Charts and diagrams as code
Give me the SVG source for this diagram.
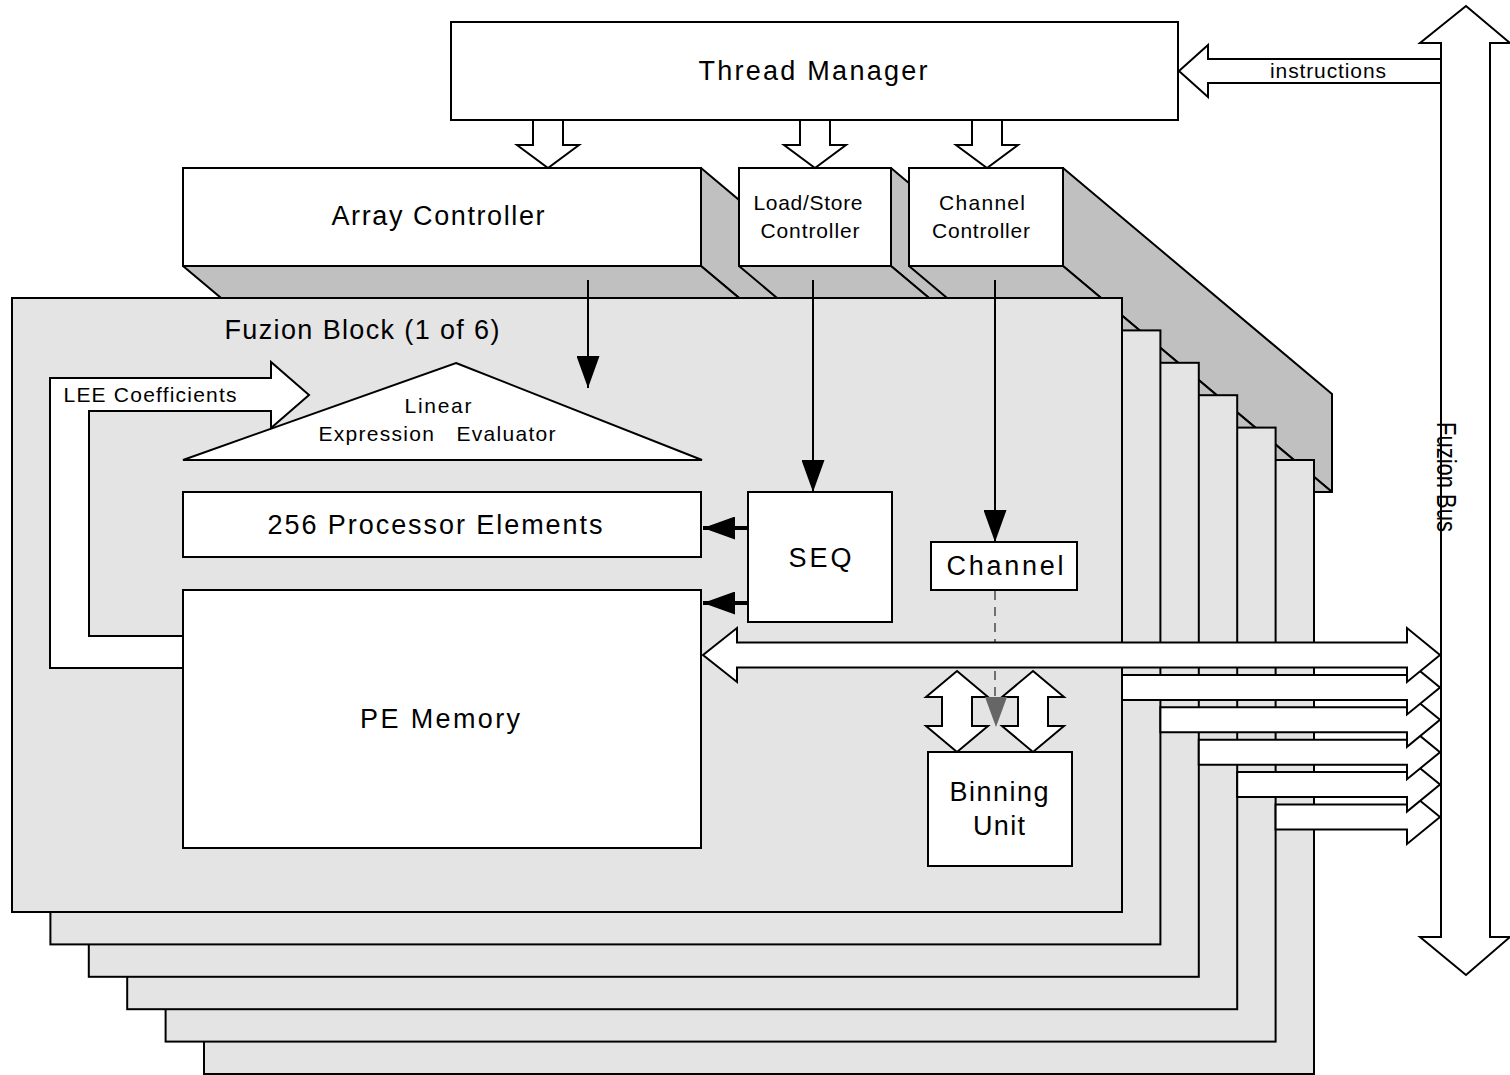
<svg xmlns="http://www.w3.org/2000/svg" width="1510" height="1075" viewBox="0 0 1510 1075">
<style>
.box{fill:#fff;stroke:#000;stroke-width:2}
.side{fill:#c0c0c0;stroke:#000;stroke-width:2;stroke-linejoin:round}
.blk{fill:#e4e4e4;stroke:#000;stroke-width:2}
.hollow{fill:#fff;stroke:#000;stroke-width:2;stroke-linejoin:miter}
.ln{fill:none;stroke:#000;stroke-width:2}
.thick{fill:none;stroke:#000;stroke-width:4}
.dash{fill:none;stroke:#707070;stroke-width:2;stroke-dasharray:9 7}
text{font-family:"Liberation Sans",Arial,sans-serif;fill:#000;text-anchor:middle}
.lg{font-size:27px}
.md{font-size:21px}
.sm{font-size:21px}
</style>
<defs>
<marker id="ah" markerUnits="userSpaceOnUse" markerWidth="33" markerHeight="23" refX="32" refY="11.5" orient="auto">
<path d="M0,0 L32,11.5 L0,23 z" fill="#000"/>
</marker>
</defs>
<rect width="1510" height="1075" fill="#fff"/>

<g id="thread-manager">
<rect class="box" x="451" y="22" width="727" height="98"/>
<text class="lg" x="813" y="80" textLength="229">Thread Manager</text>
</g>

<g id="array-controller">
<polygon class="side" points="701,168 970,394 970,492 701,266"/>
<polygon class="side" points="183,266 701,266 970,492 452,492"/>
<rect class="box" x="183" y="168" width="518" height="98"/>
<text class="lg" x="438" y="225" textLength="213">Array Controller</text>
</g>

<g id="loadstore-controller">
<polygon class="side" points="891,168 1160,394 1160,492 891,266"/>
<polygon class="side" points="739,266 891,266 1160,492 1008,492"/>
<rect class="box" x="739" y="168" width="152" height="98"/>
<text class="md" x="808" y="210" textLength="109">Load/Store</text>
<text class="md" x="810" y="238" textLength="99">Controller</text>
</g>

<g id="channel-controller">
<polygon class="side" points="1063,168 1332,394 1332,492 1063,266"/>
<polygon class="side" points="909,266 1063,266 1332,492 1178,492"/>
<rect class="box" x="909" y="168" width="154" height="98"/>
<text class="md" x="982" y="210" textLength="86">Channel</text>
<text class="md" x="981" y="238" textLength="98">Controller</text>
</g>

<g id="fuzion-block-6"><rect class="blk" x="204" y="460" width="1110" height="614"/></g>
<g id="fuzion-block-5"><rect class="blk" x="165.6" y="427.6" width="1110" height="614"/></g>
<g id="fuzion-block-4"><rect class="blk" x="127.2" y="395.2" width="1110" height="614"/></g>
<g id="fuzion-block-3"><rect class="blk" x="88.8" y="362.8" width="1110" height="614"/></g>
<g id="fuzion-block-2"><rect class="blk" x="50.4" y="330.4" width="1110" height="614"/></g>
<g id="fuzion-block-1">
<rect class="blk" x="12" y="298" width="1110" height="614"/>
<text class="lg" x="362" y="339" textLength="275">Fuzion Block (1 of 6)</text>
</g>

<g id="linear-expression-evaluator">
<polygon class="box" points="456,363 702,460 183,460"/>
<text class="sm" x="438" y="413" textLength="67">Linear</text>
<text class="sm" x="437" y="441" textLength="237" xml:space="preserve">Expression   Evaluator</text>
</g>

<g id="processor-elements">
<rect class="box" x="183" y="492" width="518" height="65"/>
<text class="lg" x="435" y="534" textLength="335">256 Processor Elements</text>
</g>

<g id="pe-memory">
<rect class="box" x="183" y="590" width="518" height="258"/>
<text class="lg" x="440" y="728" textLength="160">PE Memory</text>
</g>

<g id="seq">
<rect class="box" x="748" y="492" width="144" height="130"/>
<text class="lg" x="820" y="567" textLength="63">SEQ</text>
</g>

<g id="channel">
<rect class="box" x="931" y="542" width="146" height="48"/>
<text class="lg" x="1005" y="575" textLength="117">Channel</text>
</g>

<g id="binning-unit">
<rect class="box" x="928" y="752" width="144" height="114"/>
<text class="lg" x="999" y="801" textLength="99">Binning</text>
<text class="lg" x="999" y="835" textLength="52">Unit</text>
</g>

<g id="fuzion-bus">
<polygon class="hollow" points="1466,6 1510,43 1490,43 1490,937 1510,937 1466,975 1420,937 1441,937 1441,43 1420,43"/>
<text class="lg" x="0" y="0" transform="translate(1437,477) rotate(90)" textLength="110" lengthAdjust="spacingAndGlyphs">Fuzion Bus</text>
</g>

<g id="connectors">
<polygon class="hollow" points="533,120 563,120 563,145 579,145 548,168 517,145 533,145"/>
<polygon class="hollow" points="800,120 830,120 830,145 846,145 815,168 784,145 800,145"/>
<polygon class="hollow" points="972,120 1002,120 1002,145 1018,145 987,168 956,145 972,145"/>
<polygon class="hollow" points="1179,71 1208,45 1208,59 1441,59 1441,83 1208,83 1208,97"/>
<text class="sm" x="1328" y="78" textLength="116">instructions</text>

<line class="ln" x1="588" y1="280" x2="588" y2="388" marker-end="url(#ah)"/>
<line class="ln" x1="813" y1="280" x2="813" y2="492" marker-end="url(#ah)"/>
<line class="ln" x1="995" y1="280" x2="995" y2="542" marker-end="url(#ah)"/>
<line class="thick" x1="748" y1="528" x2="703" y2="528" marker-end="url(#ah)"/>
<line class="thick" x1="748" y1="603" x2="703" y2="603" marker-end="url(#ah)"/>

<polygon class="hollow" points="183,668 50,668 50,378 271,378 271,362 309,395 271,428 271,411 89,411 89,636 183,636"/>
<text class="sm" x="150" y="402" textLength="173">LEE Coefficients</text>

<line class="dash" x1="995" y1="591" x2="995" y2="700"/>

<polygon class="hollow" points="1275.6,804.5 1407,804.5 1407,790 1440,817 1407,844 1407,829.5 1275.6,829.5"/>
<polygon class="hollow" points="1237.2,772 1407,772 1407,757.6 1440,784.6 1407,811.6 1407,797 1237.2,797"/>
<polygon class="hollow" points="1198.8,739.8 1407,739.8 1407,725.2 1440,752.2 1407,779.2 1407,764.8 1198.8,764.8"/>
<polygon class="hollow" points="1160.4,707.3 1407,707.3 1407,692.8 1440,719.8 1407,746.8 1407,732.3 1160.4,732.3"/>
<polygon class="hollow" points="1122,674.9 1407,674.9 1407,660.4 1440,687.4 1407,714.4 1407,699.9 1122,699.9"/>
<polygon class="hollow" points="703,655 737,628 737,642.5 1407,642.5 1407,628 1440,655 1407,682 1407,667.5 737,667.5 737,682"/>

<polygon class="hollow" points="957,671 988,697 972,697 972,726 988,726 957,752 926,726 942,726 942,697 926,697"/>
<polygon class="hollow" points="1033,671 1064,697 1048,697 1048,726 1064,726 1033,752 1002,726 1018,726 1018,697 1002,697"/>
<polygon points="985,697 1007,697 996,727" fill="#666"/>
</g>
</svg>
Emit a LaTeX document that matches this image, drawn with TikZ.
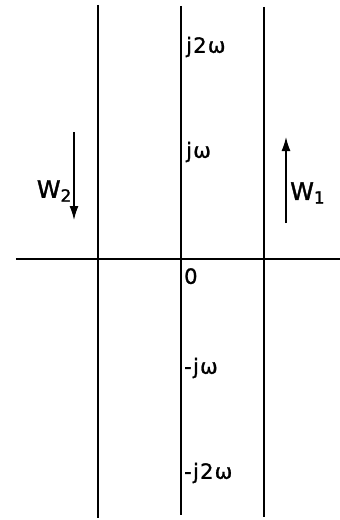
\documentclass[tikz,border=0pt]{standalone}
\usepackage{fontspec}
\setmainfont{DejaVu Sans}
\usepackage{tikz}
\usetikzlibrary{arrows.meta, positioning}
\tikzset{
  frontiere/.style={line width=2.8pt, color=black},
  axe/.style={line width=1.2pt, color=black},
  fleche/.style={-{Latex[length=14pt, width=9pt]}, line width=1.4pt},
  etiquette/.style={font=\fontsize{21}{24}\selectfont\addfontfeatures{LetterSpace=6, FakeBold=1.2}, inner sep=0pt, anchor=west},
  poids/.style={font=\fontsize{24}{27}\selectfont\addfontfeatures{FakeBold=1.5}, inner sep=0pt},
}
\begin{document}
\begin{tikzpicture}[x=1pt, y=1pt]
    \useasboundingbox (-181,-261) rectangle (159,259);
    % axes
    \coordinate (o) at (0,0);
    \coordinate (axegauche) at (-165,0);
    \coordinate (axedroit) at (159,0);
    \coordinate (haut) at (0,253);
    \coordinate (bas) at (0,-256);
    \draw[axe] (axegauche) -- (axedroit);
    \draw[axe] (haut) -- (bas);

    % lignes du plan
    \coordinate (g1) at (-83,254);
    \coordinate (g2) at (-83,-259);
    \coordinate (d1) at (83,252);
    \coordinate (d2) at (83,-258);
    \draw[frontiere] (g1) -- (g2);
    \draw[frontiere] (d1) -- (d2);

    % graduations
    \coordinate (p2) at (0,212);
    \coordinate (p1) at (0,107);
    \coordinate (m1) at (0,-109);
    \coordinate (m2) at (0,-214);
    \node[etiquette, right=5pt of p2] (lp2) {j2ω};
    \node[etiquette, right=5pt of p1] (lp1) {jω};
    \node[etiquette, anchor=north west] (lo) at (3,-9) {0};
    \node[etiquette, right=3pt of m1] (lm1) {-jω};
    \node[etiquette, right=3pt of m2] (lm2) {-j2ω};

    % sens de parcours
    \coordinate (w2a) at (-107,127);
    \coordinate (w2b) at (-107,39);
    \coordinate (w1a) at (105,36);
    \coordinate (w1b) at (105,122);
    \draw[fleche] (w2a) -- (w2b);
    \draw[fleche] (w1a) -- (w1b);
    \node[poids, anchor=east] (lw2) at (-109,68) {W\textsubscript{2}};
    \node[poids, anchor=west] (lw1) at (109,66) {W\textsubscript{1}};
\end{tikzpicture}
\end{document}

• [What you have to do]: Select all lines with the word "this" from the entries above.

• [Written reply]:
Give me the SVG source for this diagram.
Emit a LaTeX document that matches this image, drawn with TikZ.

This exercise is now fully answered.